Happiness and contentment can be fleeting feelings that are hard to maintain or even experience fully when they present themselves. To gain more insight and understanding of how you can realize more happiness and contentment in your life, exploring what drives you internally and finding your flow might be your best method. Famed Hungarian American psychologist Mihaly Csikszentmihalyi spent his life attempting to understand how individuals—particularly high performers—were able to access the flow state in their work.

Csikszentmihalyi posits that people are happiest when they are in a state of flow. Flow is described as a state of complete concentration or engagement in the activity at hand. So much so that nothing else seems to matter. Sounds pretty good, right?

The key to finding flow is engaging in activities that are not only meaningful to the person but are also the right mixture of challenging but appropriate for the individual’s skill level. Most importantly, the activity should be something that you can get totally lost in.

Steven Kotler, an expert on peak performance, provides a few strategies that he has found meaningful in helping clients reach flow state.

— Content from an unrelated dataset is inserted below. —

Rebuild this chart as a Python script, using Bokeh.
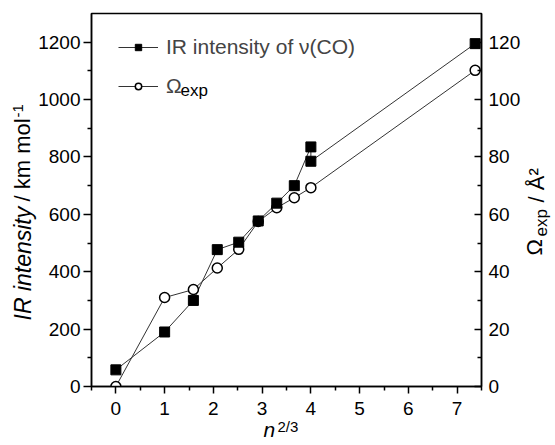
from math import pi
from bokeh.plotting import figure
from bokeh.models import Range1d, LinearAxis, FixedTicker, Legend, LegendItem, Label
from bokeh.embed import file_html
from bokeh.resources import INLINE

# ---- data ----
n23_ir = [0.0, 1.0, 1.59, 2.08, 2.52, 2.92, 3.30, 3.66, 4.00, 4.00, 7.37]
ir_intensity = [58, 190, 300, 477, 503, 577, 639, 700, 835, 785, 1195]
n23_om = [0.0, 1.0, 1.59, 2.08, 2.52, 2.92, 3.30, 3.66, 4.00, 7.37]
omega_exp = [0.0, 31.0, 33.8, 41.3, 47.8, 57.5, 62.3, 65.8, 69.3, 110.2]

x_ticks = [0, 1, 2, 3, 4, 5, 6, 7]
x_minor = [-0.5, 0.5, 1.5, 2.5, 3.5, 4.5, 5.5, 6.5, 7.5]
yl_ticks = [0, 200, 400, 600, 800, 1000, 1200]
yl_minor = [100, 300, 500, 700, 900, 1100]
yr_ticks = [0, 20, 40, 60, 80, 100, 120]
yr_minor = [10, 30, 50, 70, 90, 110]

FONT = "Liberation Sans"

p = figure(frame_width=390, frame_height=373,
           min_border_left=91, min_border_right=74, min_border_top=13, min_border_bottom=59,
           x_range=Range1d(-0.5, 7.5), y_range=Range1d(0, 1300),
           output_backend="svg", toolbar_location=None,
           background_fill_color="white", border_fill_color="white")
p.extra_y_ranges = {"om": Range1d(0, 130)}
p.grid.visible = False
p.outline_line_color = "black"
p.outline_line_width = 1.5

def style_axis(ax, shrink):
    ax.axis_line_width = 1.5
    ax.axis_line_color = "black"
    ax.major_tick_line_width = 1.5
    ax.minor_tick_line_width = 1.5
    ax.major_tick_line_color = "black"
    ax.minor_tick_line_color = "black"
    ax.major_label_text_font = FONT
    ax.major_label_text_font_size = "19px"
    ax.major_label_text_color = "black"
    # invisible placeholder label; negative standoff leaves room for the rich label pieces
    ax.axis_label = " "
    ax.axis_label_text_font_size = "1px"
    ax.axis_label_standoff = shrink

xa = p.xaxis[0]
xa.ticker = FixedTicker(ticks=x_ticks, minor_ticks=x_minor)
style_axis(xa, -34)
xa.major_tick_out = 7
xa.major_tick_in = 0
xa.minor_tick_out = 4
xa.minor_tick_in = 0
xa.major_label_standoff = 8

ya = p.yaxis[0]
ya.ticker = FixedTicker(ticks=yl_ticks, minor_ticks=yl_minor)
style_axis(ya, -40)
ya.major_tick_out = 8
ya.major_tick_in = 0
ya.minor_tick_out = 4
ya.minor_tick_in = 0
ya.major_label_standoff = 3

ra = LinearAxis(y_range_name="om", ticker=FixedTicker(ticks=yr_ticks, minor_ticks=yr_minor))
style_axis(ra, -40)
ra.major_tick_out = 0
ra.major_tick_in = 7
ra.minor_tick_out = 0
ra.minor_tick_in = 4
ra.major_label_standoff = 7
p.add_layout(ra, "right")

l1 = p.line(n23_ir, ir_intensity, line_color="#333333", line_width=1)
l2 = p.line(n23_om, omega_exp, y_range_name="om", line_color="#333333", line_width=1)
s2 = p.scatter(n23_om, omega_exp, y_range_name="om", marker="circle", size=10,
               fill_color="white", line_color="black", line_width=1.5)
s1 = p.scatter(n23_ir, ir_intensity, marker="square", size=10,
               fill_color="black", line_color="black", line_width=1)

legend = Legend(items=[LegendItem(label="IR intensity of \u03bd(CO)", renderers=[l1, s1]),
                       LegendItem(label="\u03a9", renderers=[l2, s2])],
                location=(27, 288), glyph_width=40, glyph_height=16, label_height=20,
                spacing=15, padding=0, margin=0, border_line_color=None,
                background_fill_alpha=0, label_text_font=FONT, label_text_font_size="21px",
                label_standoff=8)
p.add_layout(legend)

def lab(text, x, y, size, style="normal", angle=0.0, baseline="middle", place=None):
    lb = Label(x=x, y=y, x_units="screen", y_units="screen", text=text,
               angle=angle, text_font=FONT, text_font_size=size,
               text_font_style=style, text_align="left", text_baseline=baseline,
               text_color="black")
    if place is None:
        p.add_layout(lb)
    else:
        p.add_layout(lb, place)

# legend subscript (inside the frame)
lab("exp", 89, 296, "17px", baseline="alphabetic")

# left axis label
lab("IR intensity", -23, 66, "23px", "italic", pi / 2, place="left")
lab("/ km mol", 2, 185, "22px", "normal", pi / 2, place="left")
lab("-1", 7, 269, "15px", "normal", pi / 2, place="left")

# right axis label
lab("\u03a9", 47, 131, "22px", "normal", pi / 2, place="right")
lab("exp", 29, 150, "17px", "normal", pi / 2, place="right")
lab("/ \u00c5\u00b2", 5, 184, "22px", "normal", pi / 2, place="right")

# bottom axis label
lab("n", 172, -19, "21px", "italic", 0.0, "alphabetic", place="below")
lab("2/3", 186, 1, "15px", "normal", 0.0, "alphabetic", place="below")

open("out.html", "w").write(file_html(p, INLINE))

Make a clear goals list. By creating clear goals, you can begin your day with a focused plan for what you want to accomplish. This helps to free your mind from taking on too much cognitive load.

90 to 120 minutes of uninterrupted concentration. To trigger flow, we must create the space for it. This means allowing yourself to dedicate your complete focus on the activity at hand. Give those devices a break and tackle your most difficult tasks first.

Implement a mindfulness practice. Just 5-20 minutes a day of engaging in mindfulness increases activity in your brain’s pre-frontal cortex, allowing you to get comfortable and skilled at being in the present moment. (For more tips on mindfulness, check out our blog here.)

Check off your accomplished tasks. Feeling a sense of victory each day for your hard work is important. Allow yourself the opportunity to appreciate what you have accomplished and reinforce these meaningful actions.  

By Zach Graham, M.Ed.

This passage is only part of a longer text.